Data extract >>
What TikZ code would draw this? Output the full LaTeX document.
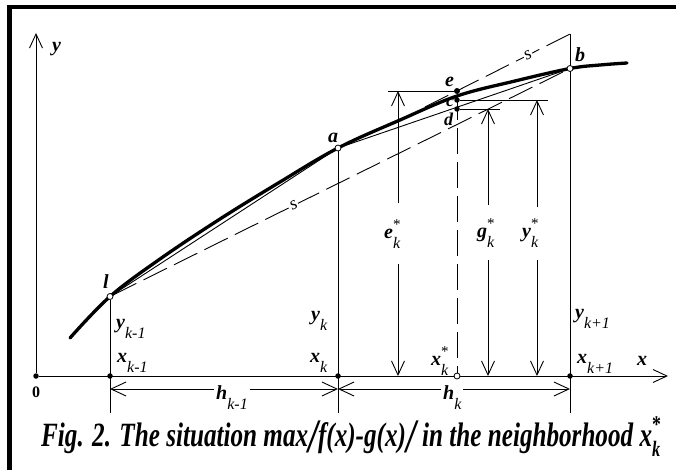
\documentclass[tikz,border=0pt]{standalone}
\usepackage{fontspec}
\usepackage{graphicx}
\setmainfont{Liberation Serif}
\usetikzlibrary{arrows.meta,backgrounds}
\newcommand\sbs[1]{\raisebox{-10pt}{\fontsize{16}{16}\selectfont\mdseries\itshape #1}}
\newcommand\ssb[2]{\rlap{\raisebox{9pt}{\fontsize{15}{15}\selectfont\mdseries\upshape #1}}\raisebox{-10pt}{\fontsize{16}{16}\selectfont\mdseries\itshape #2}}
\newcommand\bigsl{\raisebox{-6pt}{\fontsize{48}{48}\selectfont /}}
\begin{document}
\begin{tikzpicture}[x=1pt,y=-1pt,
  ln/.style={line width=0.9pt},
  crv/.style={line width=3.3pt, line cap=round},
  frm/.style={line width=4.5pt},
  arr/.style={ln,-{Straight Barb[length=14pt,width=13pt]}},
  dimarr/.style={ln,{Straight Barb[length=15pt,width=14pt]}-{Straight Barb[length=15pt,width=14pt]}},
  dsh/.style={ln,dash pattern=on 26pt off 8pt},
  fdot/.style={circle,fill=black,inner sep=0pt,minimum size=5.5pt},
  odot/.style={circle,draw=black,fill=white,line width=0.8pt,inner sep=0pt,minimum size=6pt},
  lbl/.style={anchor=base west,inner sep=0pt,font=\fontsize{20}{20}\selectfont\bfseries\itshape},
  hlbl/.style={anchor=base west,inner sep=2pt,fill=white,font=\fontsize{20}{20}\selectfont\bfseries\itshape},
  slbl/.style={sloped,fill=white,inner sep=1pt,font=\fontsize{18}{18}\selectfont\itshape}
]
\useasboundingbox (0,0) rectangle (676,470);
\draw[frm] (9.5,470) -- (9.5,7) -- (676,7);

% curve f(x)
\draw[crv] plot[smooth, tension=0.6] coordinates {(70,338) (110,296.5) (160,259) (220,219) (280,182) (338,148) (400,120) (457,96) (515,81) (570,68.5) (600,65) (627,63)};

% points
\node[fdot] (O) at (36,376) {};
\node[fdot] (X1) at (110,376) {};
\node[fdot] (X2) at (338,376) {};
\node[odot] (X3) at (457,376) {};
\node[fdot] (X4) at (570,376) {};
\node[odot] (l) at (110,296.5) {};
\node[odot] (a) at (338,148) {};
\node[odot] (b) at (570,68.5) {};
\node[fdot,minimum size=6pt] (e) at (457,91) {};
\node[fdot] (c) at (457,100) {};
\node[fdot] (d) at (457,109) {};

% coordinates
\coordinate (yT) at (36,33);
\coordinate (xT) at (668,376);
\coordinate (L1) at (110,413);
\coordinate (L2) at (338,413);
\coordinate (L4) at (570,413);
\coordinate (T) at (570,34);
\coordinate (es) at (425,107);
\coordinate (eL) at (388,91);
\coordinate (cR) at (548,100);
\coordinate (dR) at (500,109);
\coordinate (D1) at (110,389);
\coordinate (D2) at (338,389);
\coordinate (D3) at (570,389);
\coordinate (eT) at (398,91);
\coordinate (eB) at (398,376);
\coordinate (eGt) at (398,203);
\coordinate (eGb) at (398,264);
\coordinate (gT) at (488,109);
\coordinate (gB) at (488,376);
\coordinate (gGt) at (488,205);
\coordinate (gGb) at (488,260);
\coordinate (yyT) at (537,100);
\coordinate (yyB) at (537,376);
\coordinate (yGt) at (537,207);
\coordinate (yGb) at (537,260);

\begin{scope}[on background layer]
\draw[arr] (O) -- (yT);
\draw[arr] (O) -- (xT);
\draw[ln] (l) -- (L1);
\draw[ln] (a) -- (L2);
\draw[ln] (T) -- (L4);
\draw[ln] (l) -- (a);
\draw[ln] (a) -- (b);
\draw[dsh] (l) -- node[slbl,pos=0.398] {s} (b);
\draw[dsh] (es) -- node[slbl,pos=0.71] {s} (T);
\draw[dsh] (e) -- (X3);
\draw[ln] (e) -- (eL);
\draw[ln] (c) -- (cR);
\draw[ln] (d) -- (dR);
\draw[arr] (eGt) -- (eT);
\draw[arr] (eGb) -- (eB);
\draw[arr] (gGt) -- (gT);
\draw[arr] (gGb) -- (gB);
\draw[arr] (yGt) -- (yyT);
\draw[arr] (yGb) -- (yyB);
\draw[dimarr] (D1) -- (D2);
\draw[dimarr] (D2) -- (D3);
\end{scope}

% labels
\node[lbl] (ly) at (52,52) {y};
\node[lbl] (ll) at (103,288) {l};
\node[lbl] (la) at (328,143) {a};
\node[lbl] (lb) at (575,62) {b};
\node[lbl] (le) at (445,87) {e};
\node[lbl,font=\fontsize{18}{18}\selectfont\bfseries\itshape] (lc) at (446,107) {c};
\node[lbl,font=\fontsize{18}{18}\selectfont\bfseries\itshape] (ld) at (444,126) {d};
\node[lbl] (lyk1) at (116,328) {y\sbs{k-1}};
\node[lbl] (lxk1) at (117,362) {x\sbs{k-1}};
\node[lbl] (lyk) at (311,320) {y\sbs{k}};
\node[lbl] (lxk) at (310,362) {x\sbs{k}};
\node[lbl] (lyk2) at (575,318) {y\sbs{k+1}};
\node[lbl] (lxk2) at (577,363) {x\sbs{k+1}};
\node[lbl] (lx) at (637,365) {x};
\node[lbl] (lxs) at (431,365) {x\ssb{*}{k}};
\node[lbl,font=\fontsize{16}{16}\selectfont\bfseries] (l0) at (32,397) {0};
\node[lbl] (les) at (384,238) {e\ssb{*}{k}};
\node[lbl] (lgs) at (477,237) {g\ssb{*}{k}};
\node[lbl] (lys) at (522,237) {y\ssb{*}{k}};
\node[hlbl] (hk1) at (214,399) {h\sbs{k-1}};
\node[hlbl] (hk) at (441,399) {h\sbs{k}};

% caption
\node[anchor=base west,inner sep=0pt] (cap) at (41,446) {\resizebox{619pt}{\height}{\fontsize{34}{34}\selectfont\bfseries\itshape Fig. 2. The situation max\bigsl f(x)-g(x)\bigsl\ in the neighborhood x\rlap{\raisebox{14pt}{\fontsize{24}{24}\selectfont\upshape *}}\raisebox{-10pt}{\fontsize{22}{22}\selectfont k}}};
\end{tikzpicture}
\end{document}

What is needed >> Retype the whole listing exactly and leave the pictures out.

Solved exercise >>
What TikZ code would draw this? Output the full LaTeX document.
\documentclass[tikz,border=0pt]{standalone}
\usepackage{fontspec}
\usepackage{graphicx}
\setmainfont{Liberation Serif}
\usetikzlibrary{arrows.meta,backgrounds}
\newcommand\sbs[1]{\raisebox{-10pt}{\fontsize{16}{16}\selectfont\mdseries\itshape #1}}
\newcommand\ssb[2]{\rlap{\raisebox{9pt}{\fontsize{15}{15}\selectfont\mdseries\upshape #1}}\raisebox{-10pt}{\fontsize{16}{16}\selectfont\mdseries\itshape #2}}
\newcommand\bigsl{\raisebox{-6pt}{\fontsize{48}{48}\selectfont /}}
\begin{document}
\begin{tikzpicture}[x=1pt,y=-1pt,
  ln/.style={line width=0.9pt},
  crv/.style={line width=3.3pt, line cap=round},
  frm/.style={line width=4.5pt},
  arr/.style={ln,-{Straight Barb[length=14pt,width=13pt]}},
  dimarr/.style={ln,{Straight Barb[length=15pt,width=14pt]}-{Straight Barb[length=15pt,width=14pt]}},
  dsh/.style={ln,dash pattern=on 26pt off 8pt},
  fdot/.style={circle,fill=black,inner sep=0pt,minimum size=5.5pt},
  odot/.style={circle,draw=black,fill=white,line width=0.8pt,inner sep=0pt,minimum size=6pt},
  lbl/.style={anchor=base west,inner sep=0pt,font=\fontsize{20}{20}\selectfont\bfseries\itshape},
  hlbl/.style={anchor=base west,inner sep=2pt,fill=white,font=\fontsize{20}{20}\selectfont\bfseries\itshape},
  slbl/.style={sloped,fill=white,inner sep=1pt,font=\fontsize{18}{18}\selectfont\itshape}
]
\useasboundingbox (0,0) rectangle (676,470);
\draw[frm] (9.5,470) -- (9.5,7) -- (676,7);

% curve f(x)
\draw[crv] plot[smooth, tension=0.6] coordinates {(70,338) (110,296.5) (160,259) (220,219) (280,182) (338,148) (400,120) (457,96) (515,81) (570,68.5) (600,65) (627,63)};

% points
\node[fdot] (O) at (36,376) {};
\node[fdot] (X1) at (110,376) {};
\node[fdot] (X2) at (338,376) {};
\node[odot] (X3) at (457,376) {};
\node[fdot] (X4) at (570,376) {};
\node[odot] (l) at (110,296.5) {};
\node[odot] (a) at (338,148) {};
\node[odot] (b) at (570,68.5) {};
\node[fdot,minimum size=6pt] (e) at (457,91) {};
\node[fdot] (c) at (457,100) {};
\node[fdot] (d) at (457,109) {};

% coordinates
\coordinate (yT) at (36,33);
\coordinate (xT) at (668,376);
\coordinate (L1) at (110,413);
\coordinate (L2) at (338,413);
\coordinate (L4) at (570,413);
\coordinate (T) at (570,34);
\coordinate (es) at (425,107);
\coordinate (eL) at (388,91);
\coordinate (cR) at (548,100);
\coordinate (dR) at (500,109);
\coordinate (D1) at (110,389);
\coordinate (D2) at (338,389);
\coordinate (D3) at (570,389);
\coordinate (eT) at (398,91);
\coordinate (eB) at (398,376);
\coordinate (eGt) at (398,203);
\coordinate (eGb) at (398,264);
\coordinate (gT) at (488,109);
\coordinate (gB) at (488,376);
\coordinate (gGt) at (488,205);
\coordinate (gGb) at (488,260);
\coordinate (yyT) at (537,100);
\coordinate (yyB) at (537,376);
\coordinate (yGt) at (537,207);
\coordinate (yGb) at (537,260);

\begin{scope}[on background layer]
\draw[arr] (O) -- (yT);
\draw[arr] (O) -- (xT);
\draw[ln] (l) -- (L1);
\draw[ln] (a) -- (L2);
\draw[ln] (T) -- (L4);
\draw[ln] (l) -- (a);
\draw[ln] (a) -- (b);
\draw[dsh] (l) -- node[slbl,pos=0.398] {s} (b);
\draw[dsh] (es) -- node[slbl,pos=0.71] {s} (T);
\draw[dsh] (e) -- (X3);
\draw[ln] (e) -- (eL);
\draw[ln] (c) -- (cR);
\draw[ln] (d) -- (dR);
\draw[arr] (eGt) -- (eT);
\draw[arr] (eGb) -- (eB);
\draw[arr] (gGt) -- (gT);
\draw[arr] (gGb) -- (gB);
\draw[arr] (yGt) -- (yyT);
\draw[arr] (yGb) -- (yyB);
\draw[dimarr] (D1) -- (D2);
\draw[dimarr] (D2) -- (D3);
\end{scope}

% labels
\node[lbl] (ly) at (52,52) {y};
\node[lbl] (ll) at (103,288) {l};
\node[lbl] (la) at (328,143) {a};
\node[lbl] (lb) at (575,62) {b};
\node[lbl] (le) at (445,87) {e};
\node[lbl,font=\fontsize{18}{18}\selectfont\bfseries\itshape] (lc) at (446,107) {c};
\node[lbl,font=\fontsize{18}{18}\selectfont\bfseries\itshape] (ld) at (444,126) {d};
\node[lbl] (lyk1) at (116,328) {y\sbs{k-1}};
\node[lbl] (lxk1) at (117,362) {x\sbs{k-1}};
\node[lbl] (lyk) at (311,320) {y\sbs{k}};
\node[lbl] (lxk) at (310,362) {x\sbs{k}};
\node[lbl] (lyk2) at (575,318) {y\sbs{k+1}};
\node[lbl] (lxk2) at (577,363) {x\sbs{k+1}};
\node[lbl] (lx) at (637,365) {x};
\node[lbl] (lxs) at (431,365) {x\ssb{*}{k}};
\node[lbl,font=\fontsize{16}{16}\selectfont\bfseries] (l0) at (32,397) {0};
\node[lbl] (les) at (384,238) {e\ssb{*}{k}};
\node[lbl] (lgs) at (477,237) {g\ssb{*}{k}};
\node[lbl] (lys) at (522,237) {y\ssb{*}{k}};
\node[hlbl] (hk1) at (214,399) {h\sbs{k-1}};
\node[hlbl] (hk) at (441,399) {h\sbs{k}};

% caption
\node[anchor=base west,inner sep=0pt] (cap) at (41,446) {\resizebox{619pt}{\height}{\fontsize{34}{34}\selectfont\bfseries\itshape Fig. 2. The situation max\bigsl f(x)-g(x)\bigsl\ in the neighborhood x\rlap{\raisebox{14pt}{\fontsize{24}{24}\selectfont\upshape *}}\raisebox{-10pt}{\fontsize{22}{22}\selectfont k}}};
\end{tikzpicture}
\end{document}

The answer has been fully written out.